Every one is tired of winter. Even sunshine, welcome as it is, doesn't seem enough when its below freezing outside. What to do? Nothing to change things, except be patient. Or adjust your attitude, and not necessarily with alcohol. Even so, sometimes melancholy lingers, demanding to have its day. Perhaps its best to just go with it and not take it personally.

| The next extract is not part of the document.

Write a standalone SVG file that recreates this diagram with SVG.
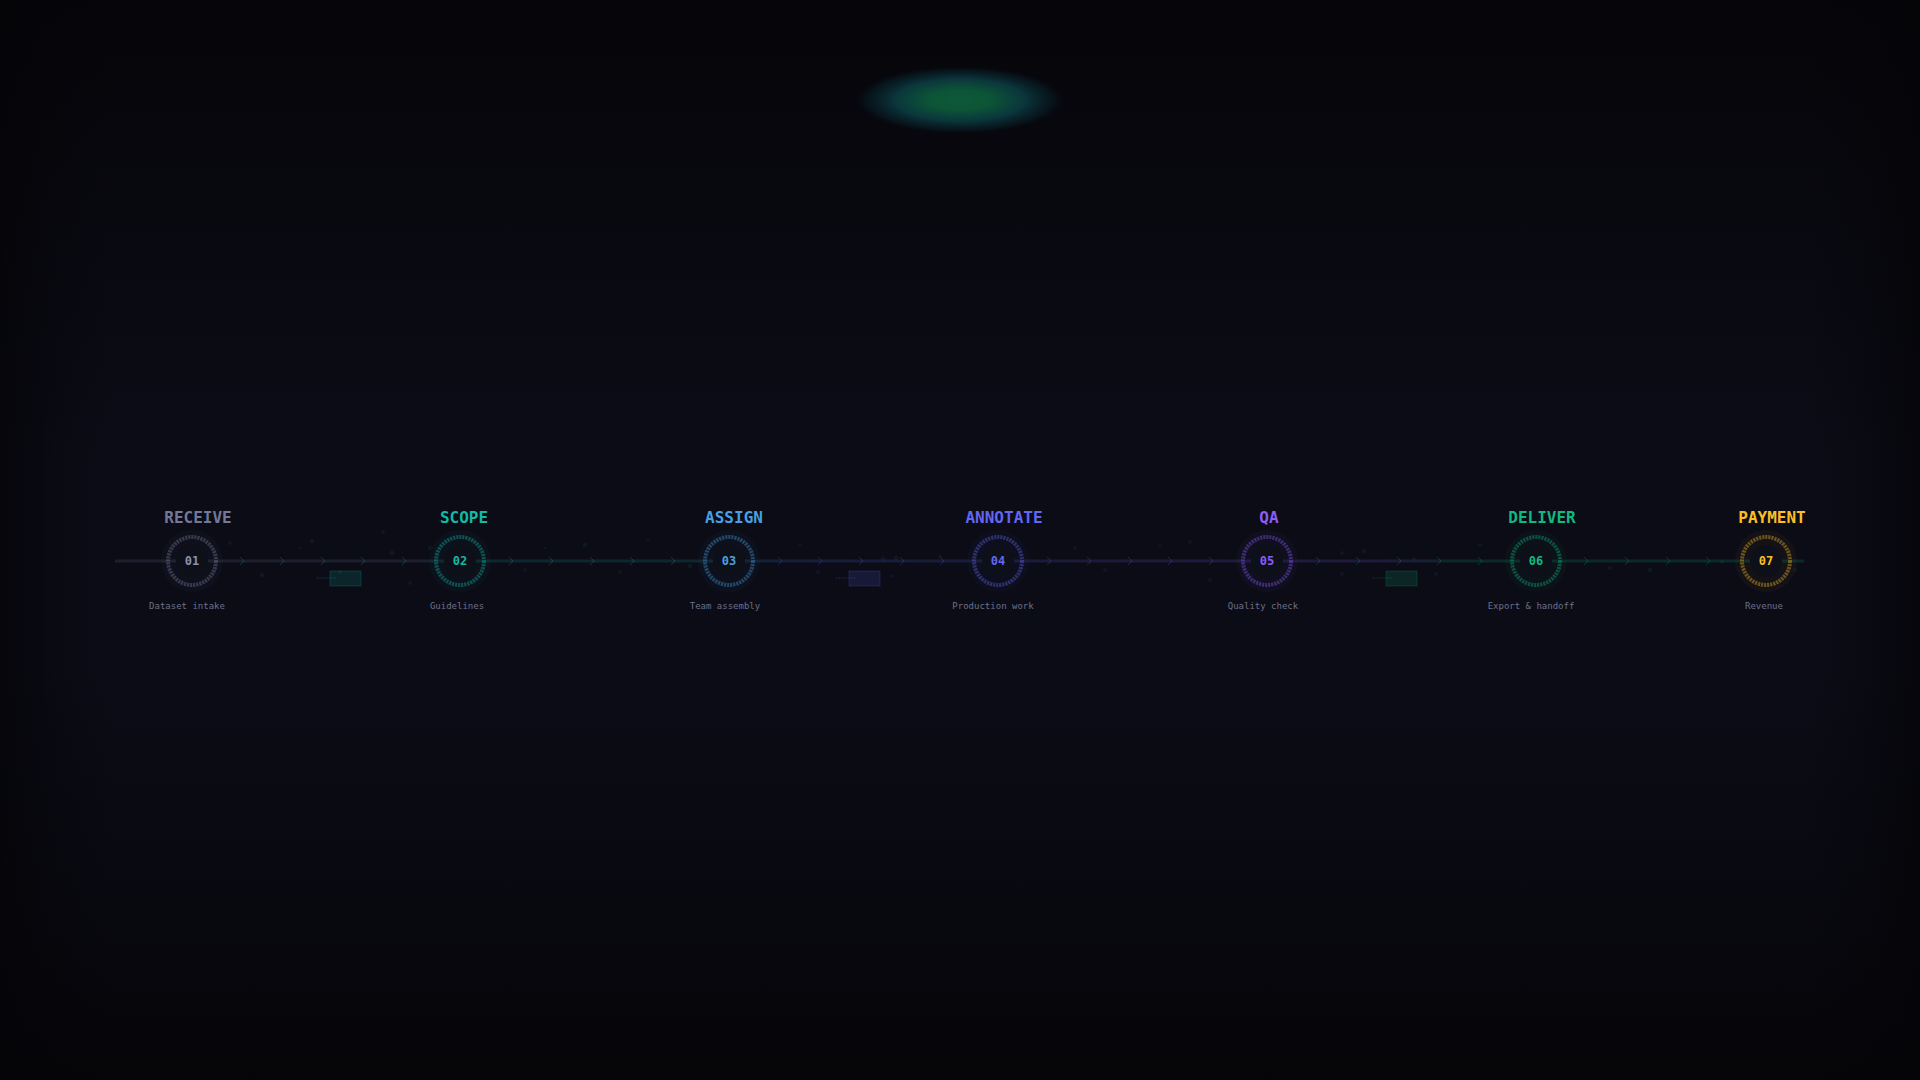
<svg xmlns="http://www.w3.org/2000/svg" width="1920" height="1080" viewBox="0 0 1920 1080">
<defs>
<linearGradient id="bgv" x1="0" y1="0" x2="0" y2="1">
<stop offset="0" stop-color="#050509"/>
<stop offset="0.18" stop-color="#08080f"/>
<stop offset="0.42" stop-color="#0b0c16"/>
<stop offset="0.62" stop-color="#0b0c16"/>
<stop offset="0.85" stop-color="#08080f"/>
<stop offset="1" stop-color="#050508"/>
</linearGradient>
<linearGradient id="bgh" x1="0" y1="0" x2="1" y2="0">
<stop offset="0" stop-color="#040407" stop-opacity="0.7"/>
<stop offset="0.03" stop-color="#040407" stop-opacity="0.25"/>
<stop offset="0.06" stop-color="#040407" stop-opacity="0"/>
<stop offset="0.94" stop-color="#040407" stop-opacity="0"/>
<stop offset="0.97" stop-color="#040407" stop-opacity="0.25"/>
<stop offset="1" stop-color="#040407" stop-opacity="0.7"/>
</linearGradient>
<radialGradient id="glow" cx="0.5" cy="0.5" r="0.5">
<stop offset="0" stop-color="#0d5a38"/>
<stop offset="0.3" stop-color="#0c5436"/>
<stop offset="0.6" stop-color="#0b3f44" stop-opacity="0.85"/>
<stop offset="0.85" stop-color="#0a2a34" stop-opacity="0.4"/>
<stop offset="1" stop-color="#07080d" stop-opacity="0"/>
</radialGradient>
<linearGradient id="lineg" gradientUnits="userSpaceOnUse" x1="115" y1="0" x2="1804" y2="0">
<stop offset="0" stop-color="#7a82a0"/>
<stop offset="0.18" stop-color="#7a82a0"/>
<stop offset="0.204" stop-color="#14b8a6"/>
<stop offset="0.34" stop-color="#14b8a6"/>
<stop offset="0.39" stop-color="#4a7fe8"/>
<stop offset="0.523" stop-color="#6366f1"/>
<stop offset="0.682" stop-color="#8b5cf6"/>
<stop offset="0.75" stop-color="#8b5cf6"/>
<stop offset="0.8" stop-color="#10b981"/>
<stop offset="1" stop-color="#10b981"/>
</linearGradient>
<style>
.lbl{font-family:"DejaVu Sans Mono","Liberation Mono",monospace;font-weight:bold;font-size:16px;text-anchor:middle}
.num{font-family:"DejaVu Sans Mono","Liberation Mono",monospace;font-weight:bold;font-size:12px;text-anchor:middle}
.sub{font-family:"DejaVu Sans Mono","Liberation Mono",monospace;font-size:9px;fill:#6b7089;text-anchor:middle}
.ring{fill:none;stroke-width:4;stroke-dasharray:2.2 0.9;stroke-opacity:0.38}
.halo{stroke:none;fill-opacity:0.04}
.core{fill:#0e1019}
.chev{fill:none;stroke-width:1;stroke-opacity:0.25}
.box{stroke-width:1;fill-opacity:0.15;stroke-opacity:0.2}
.dots{stroke-width:1.5;stroke-dasharray:0.8 2.2;stroke-linecap:round;stroke-opacity:0.18}
.p{fill-opacity:0.08}
</style>
</defs>
<rect width="1920" height="1080" fill="url(#bgv)"/>
<rect width="1920" height="1080" fill="url(#bgh)"/>
<ellipse cx="960" cy="100" rx="108" ry="35" fill="url(#glow)"/>

<g id="particles">
<circle class="p" cx="230" cy="543" r="2" fill="#7a82a0"/>
<circle class="p" cx="262" cy="575" r="2.5" fill="#7a82a0"/>
<circle class="p" cx="300" cy="548" r="1.5" fill="#7a82a0"/>
<circle class="p" cx="312" cy="541" r="2.5" fill="#7a82a0"/>
<circle class="p" cx="340" cy="572" r="2" fill="#14b8a6"/>
<circle class="p" cx="383" cy="532" r="2" fill="#7a82a0"/>
<circle class="p" cx="392" cy="553" r="2.5" fill="#7a82a0"/>
<circle class="p" cx="410" cy="583" r="2" fill="#14b8a6"/>
<circle class="p" cx="430" cy="548" r="2" fill="#14b8a6"/>
<circle class="p" cx="525" cy="570" r="2" fill="#14b8a6"/>
<circle class="p" cx="545" cy="548" r="1.5" fill="#14b8a6"/>
<circle class="p" cx="585" cy="545" r="2.5" fill="#14b8a6"/>
<circle class="p" cx="620" cy="572" r="2" fill="#14b8a6"/>
<circle class="p" cx="648" cy="540" r="1.5" fill="#14b8a6"/>
<circle class="p" cx="690" cy="566" r="2.5" fill="#14b8a6"/>
<circle class="p" cx="800" cy="545" r="2" fill="#6366f1"/>
<circle class="p" cx="818" cy="572" r="2" fill="#6366f1"/>
<circle class="p" cx="883" cy="559" r="2.5" fill="#6366f1"/>
<circle class="p" cx="896" cy="558" r="2.5" fill="#6366f1"/>
<circle class="p" cx="892" cy="576" r="2" fill="#6366f1"/>
<circle class="p" cx="940" cy="556" r="2" fill="#6366f1"/>
<circle class="p" cx="1075" cy="548" r="2" fill="#8b5cf6"/>
<circle class="p" cx="1105" cy="570" r="2" fill="#8b5cf6"/>
<circle class="p" cx="1160" cy="545" r="1.5" fill="#8b5cf6"/>
<circle class="p" cx="1210" cy="580" r="2" fill="#8b5cf6"/>
<circle class="p" cx="1190" cy="542" r="2" fill="#8b5cf6"/>
<circle class="p" cx="1342" cy="553" r="2" fill="#8b5cf6"/>
<circle class="p" cx="1342" cy="574" r="2" fill="#8b5cf6"/>
<circle class="p" cx="1364" cy="551" r="2.5" fill="#8b5cf6"/>
<circle class="p" cx="1414" cy="559" r="2" fill="#10b981"/>
<circle class="p" cx="1436" cy="574" r="2" fill="#10b981"/>
<circle class="p" cx="1480" cy="545" r="2" fill="#10b981"/>
<circle class="p" cx="1610" cy="568" r="2" fill="#10b981"/>
<circle class="p" cx="1650" cy="570" r="2.5" fill="#10b981"/>
<circle class="p" cx="1722" cy="562" r="2" fill="#10b981"/>
<circle class="p" cx="1795" cy="570" r="2" fill="#10b981"/>
</g>

<g id="connectors">
<line x1="115" y1="561" x2="1804" y2="561" stroke="url(#lineg)" stroke-width="3" stroke-opacity="0.16"/>
<g stroke="#14b8a6" class="chev">
<path d="M240 557 L244 561 L240 565"/>
<path d="M280 557 L284 561 L280 565"/>
<path d="M321 557 L325 561 L321 565"/>
<path d="M361 557 L365 561 L361 565"/>
<path d="M402 557 L406 561 L402 565"/>
</g>
<g stroke="#4a9fe0" class="chev">
<path d="M509 557 L513 561 L509 565"/>
<path d="M549 557 L553 561 L549 565"/>
<path d="M590 557 L594 561 L590 565"/>
<path d="M630 557 L634 561 L630 565"/>
<path d="M671 557 L675 561 L671 565"/>
</g>
<g stroke="#6366f1" class="chev">
<path d="M778 557 L782 561 L778 565"/>
<path d="M818 557 L822 561 L818 565"/>
<path d="M859 557 L863 561 L859 565"/>
<path d="M900 557 L904 561 L900 565"/>
<path d="M940 557 L944 561 L940 565"/>
</g>
<g stroke="#8b5cf6" class="chev">
<path d="M1047 557 L1051 561 L1047 565"/>
<path d="M1087 557 L1091 561 L1087 565"/>
<path d="M1128 557 L1132 561 L1128 565"/>
<path d="M1168 557 L1172 561 L1168 565"/>
<path d="M1209 557 L1213 561 L1209 565"/>
</g>
<g stroke="#10b981" class="chev">
<path d="M1316 557 L1320 561 L1316 565"/>
<path d="M1356 557 L1360 561 L1356 565"/>
<path d="M1397 557 L1401 561 L1397 565"/>
<path d="M1437 557 L1441 561 L1437 565"/>
<path d="M1478 557 L1482 561 L1478 565"/>
</g>
<g stroke="#10b981" class="chev">
<path d="M1584 557 L1588 561 L1584 565"/>
<path d="M1625 557 L1629 561 L1625 565"/>
<path d="M1666 557 L1670 561 L1666 565"/>
<path d="M1706 557 L1710 561 L1706 565"/>
</g>
</g>

<g id="markers">
<line class="dots" x1="317" y1="578" x2="338" y2="578" stroke="#14b8a6"/>
<rect class="box" x="330" y="571" width="31" height="15" fill="#14b8a6" stroke="#14b8a6"/>
<line class="dots" x1="836" y1="578" x2="857" y2="578" stroke="#6366f1"/>
<rect class="box" x="849" y="571" width="31" height="15" fill="#6366f1" stroke="#6366f1"/>
<line class="dots" x1="1373" y1="578" x2="1394" y2="578" stroke="#10b981"/>
<rect class="box" x="1386" y="571" width="31" height="15" fill="#10b981" stroke="#10b981"/>
</g>

<g id="node-receive">
<circle class="halo" cx="192" cy="561" r="31" fill="#7a82a0"/>
<circle class="core" cx="192" cy="561" r="16"/>
<circle class="ring" cx="192" cy="561" r="24" stroke="#7a82a0"/>
<text class="lbl" x="198" y="523" fill="#737896">RECEIVE</text>
<text class="num" x="192" y="565" fill="#8a90ab">01</text>
<text class="sub" x="187" y="609">Dataset intake</text>
</g>
<g id="node-scope">
<circle class="halo" cx="460" cy="561" r="31" fill="#14b8a6"/>
<circle class="core" cx="460" cy="561" r="16"/>
<circle class="ring" cx="460" cy="561" r="24" stroke="#14b8a6"/>
<text class="lbl" x="464" y="523" fill="#14b8a6">SCOPE</text>
<text class="num" x="460" y="565" fill="#14b8a6">02</text>
<text class="sub" x="457" y="609">Guidelines</text>
</g>
<g id="node-assign">
<circle class="halo" cx="729" cy="561" r="31" fill="#4a9fe0"/>
<circle class="core" cx="729" cy="561" r="16"/>
<circle class="ring" cx="729" cy="561" r="24" stroke="#4a9fe0"/>
<text class="lbl" x="734" y="523" fill="#4a9fe0">ASSIGN</text>
<text class="num" x="729" y="565" fill="#4a9fe0">03</text>
<text class="sub" x="725" y="609">Team assembly</text>
</g>
<g id="node-annotate">
<circle class="halo" cx="998" cy="561" r="31" fill="#6366f1"/>
<circle class="core" cx="998" cy="561" r="16"/>
<circle class="ring" cx="998" cy="561" r="24" stroke="#6366f1"/>
<text class="lbl" x="1004" y="523" fill="#6366f1">ANNOTATE</text>
<text class="num" x="998" y="565" fill="#6366f1">04</text>
<text class="sub" x="993" y="609">Production work</text>
</g>
<g id="node-qa">
<circle class="halo" cx="1267" cy="561" r="31" fill="#8b5cf6"/>
<circle class="core" cx="1267" cy="561" r="16"/>
<circle class="ring" cx="1267" cy="561" r="24" stroke="#8b5cf6"/>
<text class="lbl" x="1269" y="523" fill="#8b5cf6">QA</text>
<text class="num" x="1267" y="565" fill="#8b5cf6">05</text>
<text class="sub" x="1263" y="609">Quality check</text>
</g>
<g id="node-deliver">
<circle class="halo" cx="1536" cy="561" r="31" fill="#10b981"/>
<circle class="core" cx="1536" cy="561" r="16"/>
<circle class="ring" cx="1536" cy="561" r="24" stroke="#10b981"/>
<text class="lbl" x="1542" y="523" fill="#10b981">DELIVER</text>
<text class="num" x="1536" y="565" fill="#10b981">06</text>
<text class="sub" x="1531" y="609">Export &amp; handoff</text>
</g>
<g id="node-payment">
<circle class="halo" cx="1766" cy="561" r="31" fill="#fbbf24"/>
<circle class="core" cx="1766" cy="561" r="16"/>
<circle class="ring" cx="1766" cy="561" r="24" stroke="#fbbf24"/>
<text class="lbl" x="1772" y="523" fill="#fbbf24">PAYMENT</text>
<text class="num" x="1766" y="565" fill="#fbbf24">07</text>
<text class="sub" x="1764" y="609">Revenue</text>
</g>
</svg>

I saw and heard two things recently that I thought were wonderful. One evening last week, the last week of February, the dogs and I were coming up Youngwood out of Bird Park. It was relatively warm, in the 40s or so, the sun was setting in a clear sky and the air was so still. It was the prettiest dusk you could imagine. We stopped, the dogs with their noses trained on some fascinating odor and me with my eyes and ears open, taking in the deepening evening sky and the windless stillness. As we reached the corner where Youngwood meets Mayfair, I heard a basketball thumping on pavement and the sound of small lungs huffing. We continued on and there was a little girl in a pink hoodie and soft blue jeans taking aim at a basket set up in her driveway. Her soft breath, the hard thump of the ball on asphalt, the quiet, deep silvery blue of the night air and the pink and washed blue of her clothing all came together in my mind as a lovely snapshot, to be stored away and pulled out of its box every now and again to study, not for meaning but just for beauty.

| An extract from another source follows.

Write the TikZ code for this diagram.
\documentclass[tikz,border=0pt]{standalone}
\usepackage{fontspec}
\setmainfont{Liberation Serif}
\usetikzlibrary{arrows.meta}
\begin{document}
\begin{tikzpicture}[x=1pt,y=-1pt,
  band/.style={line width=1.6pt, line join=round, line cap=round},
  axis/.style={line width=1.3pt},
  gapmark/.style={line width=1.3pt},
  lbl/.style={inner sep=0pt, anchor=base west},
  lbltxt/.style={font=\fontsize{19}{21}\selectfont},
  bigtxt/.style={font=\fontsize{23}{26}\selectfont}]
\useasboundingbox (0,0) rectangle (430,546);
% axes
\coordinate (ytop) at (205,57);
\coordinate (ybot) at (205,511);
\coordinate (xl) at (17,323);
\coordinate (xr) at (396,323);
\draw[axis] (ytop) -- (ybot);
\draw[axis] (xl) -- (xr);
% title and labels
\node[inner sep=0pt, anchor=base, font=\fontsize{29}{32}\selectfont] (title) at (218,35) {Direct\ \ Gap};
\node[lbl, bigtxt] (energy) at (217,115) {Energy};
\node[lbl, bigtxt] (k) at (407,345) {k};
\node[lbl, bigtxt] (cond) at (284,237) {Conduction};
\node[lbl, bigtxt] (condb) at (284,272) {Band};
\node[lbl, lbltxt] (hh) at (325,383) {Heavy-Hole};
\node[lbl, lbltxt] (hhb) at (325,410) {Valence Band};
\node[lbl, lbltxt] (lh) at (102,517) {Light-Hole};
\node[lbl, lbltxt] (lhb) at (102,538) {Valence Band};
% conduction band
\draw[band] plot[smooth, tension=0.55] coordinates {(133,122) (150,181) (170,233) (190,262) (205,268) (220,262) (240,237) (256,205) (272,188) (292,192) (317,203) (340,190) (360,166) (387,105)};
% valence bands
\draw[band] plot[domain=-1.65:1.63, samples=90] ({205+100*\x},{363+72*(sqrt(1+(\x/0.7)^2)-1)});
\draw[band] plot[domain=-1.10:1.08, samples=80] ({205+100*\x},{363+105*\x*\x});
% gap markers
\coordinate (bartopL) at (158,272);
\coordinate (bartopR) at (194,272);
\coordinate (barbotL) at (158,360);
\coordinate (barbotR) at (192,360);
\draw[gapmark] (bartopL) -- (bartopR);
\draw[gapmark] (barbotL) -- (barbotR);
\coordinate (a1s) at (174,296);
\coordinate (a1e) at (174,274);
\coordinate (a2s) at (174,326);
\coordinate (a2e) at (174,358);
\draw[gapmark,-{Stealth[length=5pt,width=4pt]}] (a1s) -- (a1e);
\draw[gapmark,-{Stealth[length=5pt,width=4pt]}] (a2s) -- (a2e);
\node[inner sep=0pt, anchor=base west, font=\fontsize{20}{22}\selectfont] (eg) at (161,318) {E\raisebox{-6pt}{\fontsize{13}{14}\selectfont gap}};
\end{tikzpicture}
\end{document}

The other experience was just as brief and ephemeral, but so lovely. Again, me, the dogs and the park. We wandered in the Bird Park Drive entrance on Sunday. Sunny again, but cold. Too often, I have my head down when we walk, because its cold, or because I am watching the dogs. Maybe because I am tired. At the Bird Park Drive entrance, there is a long field, which sits in a valley at the bottom of two smallish tree-covered hills. There is a small play-gym area for kids, a fire pit and a path leading up to a picnic shelter. But its mostly open space. We had just walked in and I lifted my head in time to see, as a swift breeze picked them up, a scattering of dry leaves being tossed, hurly burly, across the field. It seemed almost as if they were chasing each other. As quickly as they flew past, the breeze died and the leaves, so soft and light and pale, drifted down again to the ground.
When I'm feeling blue, I do know that a walk can be the best thing for lifting spirits. Second best is the memory of other good walks.